> [WHAT YOU ARE ASKED TO DO] Only the pictures are omitted; repeat all other data exactly.

> [SUPPLIED INFORMATION]
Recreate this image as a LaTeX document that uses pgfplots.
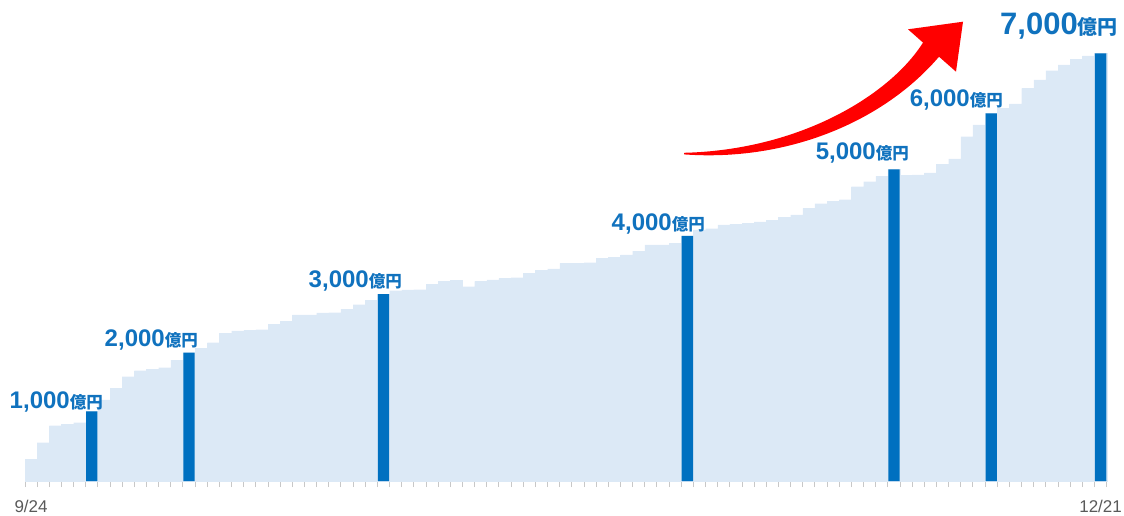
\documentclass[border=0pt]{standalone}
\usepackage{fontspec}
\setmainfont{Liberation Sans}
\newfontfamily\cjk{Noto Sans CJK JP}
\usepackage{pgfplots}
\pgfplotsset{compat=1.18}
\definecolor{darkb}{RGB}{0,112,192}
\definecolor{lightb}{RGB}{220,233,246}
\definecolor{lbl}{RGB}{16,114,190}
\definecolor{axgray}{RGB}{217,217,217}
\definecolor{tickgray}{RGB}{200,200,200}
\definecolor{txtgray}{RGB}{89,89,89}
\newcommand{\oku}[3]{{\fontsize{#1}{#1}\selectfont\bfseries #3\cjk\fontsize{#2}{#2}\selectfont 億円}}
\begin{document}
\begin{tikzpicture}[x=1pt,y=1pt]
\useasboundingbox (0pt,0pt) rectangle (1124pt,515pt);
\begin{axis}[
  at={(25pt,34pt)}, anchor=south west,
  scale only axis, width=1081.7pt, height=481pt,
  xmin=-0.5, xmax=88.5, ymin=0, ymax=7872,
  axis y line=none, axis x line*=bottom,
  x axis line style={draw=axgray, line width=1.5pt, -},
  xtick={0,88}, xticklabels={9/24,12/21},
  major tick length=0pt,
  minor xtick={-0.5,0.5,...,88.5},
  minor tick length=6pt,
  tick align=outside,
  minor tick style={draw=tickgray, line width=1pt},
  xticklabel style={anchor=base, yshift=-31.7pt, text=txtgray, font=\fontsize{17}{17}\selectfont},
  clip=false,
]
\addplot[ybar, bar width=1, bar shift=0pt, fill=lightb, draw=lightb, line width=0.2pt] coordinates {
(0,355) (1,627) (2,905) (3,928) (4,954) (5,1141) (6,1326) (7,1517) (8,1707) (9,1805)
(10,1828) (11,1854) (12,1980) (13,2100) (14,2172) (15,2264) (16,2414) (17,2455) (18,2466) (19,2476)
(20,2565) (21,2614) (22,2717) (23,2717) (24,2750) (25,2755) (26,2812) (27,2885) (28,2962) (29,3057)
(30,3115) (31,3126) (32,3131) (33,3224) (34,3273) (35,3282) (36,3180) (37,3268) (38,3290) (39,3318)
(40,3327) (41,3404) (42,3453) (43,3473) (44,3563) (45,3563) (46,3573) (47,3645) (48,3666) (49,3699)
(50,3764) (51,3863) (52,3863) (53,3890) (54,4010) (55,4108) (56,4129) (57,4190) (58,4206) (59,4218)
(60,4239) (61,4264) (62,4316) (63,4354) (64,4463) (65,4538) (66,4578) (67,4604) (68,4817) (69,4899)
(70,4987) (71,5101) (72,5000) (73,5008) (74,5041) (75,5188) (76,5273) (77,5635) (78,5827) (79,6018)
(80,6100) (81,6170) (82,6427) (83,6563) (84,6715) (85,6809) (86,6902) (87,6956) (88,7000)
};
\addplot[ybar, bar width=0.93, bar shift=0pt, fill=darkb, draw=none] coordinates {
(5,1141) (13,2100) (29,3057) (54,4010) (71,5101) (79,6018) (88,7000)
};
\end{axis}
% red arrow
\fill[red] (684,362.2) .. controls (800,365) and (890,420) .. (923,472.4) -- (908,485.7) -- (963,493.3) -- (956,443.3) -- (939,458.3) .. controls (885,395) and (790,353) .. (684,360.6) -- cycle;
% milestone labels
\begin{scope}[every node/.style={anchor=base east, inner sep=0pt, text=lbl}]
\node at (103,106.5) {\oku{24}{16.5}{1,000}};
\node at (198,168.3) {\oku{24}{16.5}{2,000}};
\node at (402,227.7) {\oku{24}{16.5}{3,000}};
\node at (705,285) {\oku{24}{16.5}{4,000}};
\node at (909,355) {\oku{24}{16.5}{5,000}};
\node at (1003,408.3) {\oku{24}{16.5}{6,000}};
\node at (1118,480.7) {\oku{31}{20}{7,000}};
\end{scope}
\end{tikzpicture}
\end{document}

> [EXERCISE SOLUTION]
Recreate this image as a LaTeX document that uses pgfplots.
\documentclass[border=0pt]{standalone}
\usepackage{fontspec}
\setmainfont{Liberation Sans}
\newfontfamily\cjk{Noto Sans CJK JP}
\usepackage{pgfplots}
\pgfplotsset{compat=1.18}
\definecolor{darkb}{RGB}{0,112,192}
\definecolor{lightb}{RGB}{220,233,246}
\definecolor{lbl}{RGB}{16,114,190}
\definecolor{axgray}{RGB}{217,217,217}
\definecolor{tickgray}{RGB}{200,200,200}
\definecolor{txtgray}{RGB}{89,89,89}
\newcommand{\oku}[3]{{\fontsize{#1}{#1}\selectfont\bfseries #3\cjk\fontsize{#2}{#2}\selectfont 億円}}
\begin{document}
\begin{tikzpicture}[x=1pt,y=1pt]
\useasboundingbox (0pt,0pt) rectangle (1124pt,515pt);
\begin{axis}[
  at={(25pt,34pt)}, anchor=south west,
  scale only axis, width=1081.7pt, height=481pt,
  xmin=-0.5, xmax=88.5, ymin=0, ymax=7872,
  axis y line=none, axis x line*=bottom,
  x axis line style={draw=axgray, line width=1.5pt, -},
  xtick={0,88}, xticklabels={9/24,12/21},
  major tick length=0pt,
  minor xtick={-0.5,0.5,...,88.5},
  minor tick length=6pt,
  tick align=outside,
  minor tick style={draw=tickgray, line width=1pt},
  xticklabel style={anchor=base, yshift=-31.7pt, text=txtgray, font=\fontsize{17}{17}\selectfont},
  clip=false,
]
\addplot[ybar, bar width=1, bar shift=0pt, fill=lightb, draw=lightb, line width=0.2pt] coordinates {
(0,355) (1,627) (2,905) (3,928) (4,954) (5,1141) (6,1326) (7,1517) (8,1707) (9,1805)
(10,1828) (11,1854) (12,1980) (13,2100) (14,2172) (15,2264) (16,2414) (17,2455) (18,2466) (19,2476)
(20,2565) (21,2614) (22,2717) (23,2717) (24,2750) (25,2755) (26,2812) (27,2885) (28,2962) (29,3057)
(30,3115) (31,3126) (32,3131) (33,3224) (34,3273) (35,3282) (36,3180) (37,3268) (38,3290) (39,3318)
(40,3327) (41,3404) (42,3453) (43,3473) (44,3563) (45,3563) (46,3573) (47,3645) (48,3666) (49,3699)
(50,3764) (51,3863) (52,3863) (53,3890) (54,4010) (55,4108) (56,4129) (57,4190) (58,4206) (59,4218)
(60,4239) (61,4264) (62,4316) (63,4354) (64,4463) (65,4538) (66,4578) (67,4604) (68,4817) (69,4899)
(70,4987) (71,5101) (72,5000) (73,5008) (74,5041) (75,5188) (76,5273) (77,5635) (78,5827) (79,6018)
(80,6100) (81,6170) (82,6427) (83,6563) (84,6715) (85,6809) (86,6902) (87,6956) (88,7000)
};
\addplot[ybar, bar width=0.93, bar shift=0pt, fill=darkb, draw=none] coordinates {
(5,1141) (13,2100) (29,3057) (54,4010) (71,5101) (79,6018) (88,7000)
};
\end{axis}
% red arrow
\fill[red] (684,362.2) .. controls (800,365) and (890,420) .. (923,472.4) -- (908,485.7) -- (963,493.3) -- (956,443.3) -- (939,458.3) .. controls (885,395) and (790,353) .. (684,360.6) -- cycle;
% milestone labels
\begin{scope}[every node/.style={anchor=base east, inner sep=0pt, text=lbl}]
\node at (103,106.5) {\oku{24}{16.5}{1,000}};
\node at (198,168.3) {\oku{24}{16.5}{2,000}};
\node at (402,227.7) {\oku{24}{16.5}{3,000}};
\node at (705,285) {\oku{24}{16.5}{4,000}};
\node at (909,355) {\oku{24}{16.5}{5,000}};
\node at (1003,408.3) {\oku{24}{16.5}{6,000}};
\node at (1118,480.7) {\oku{31}{20}{7,000}};
\end{scope}
\end{tikzpicture}
\end{document}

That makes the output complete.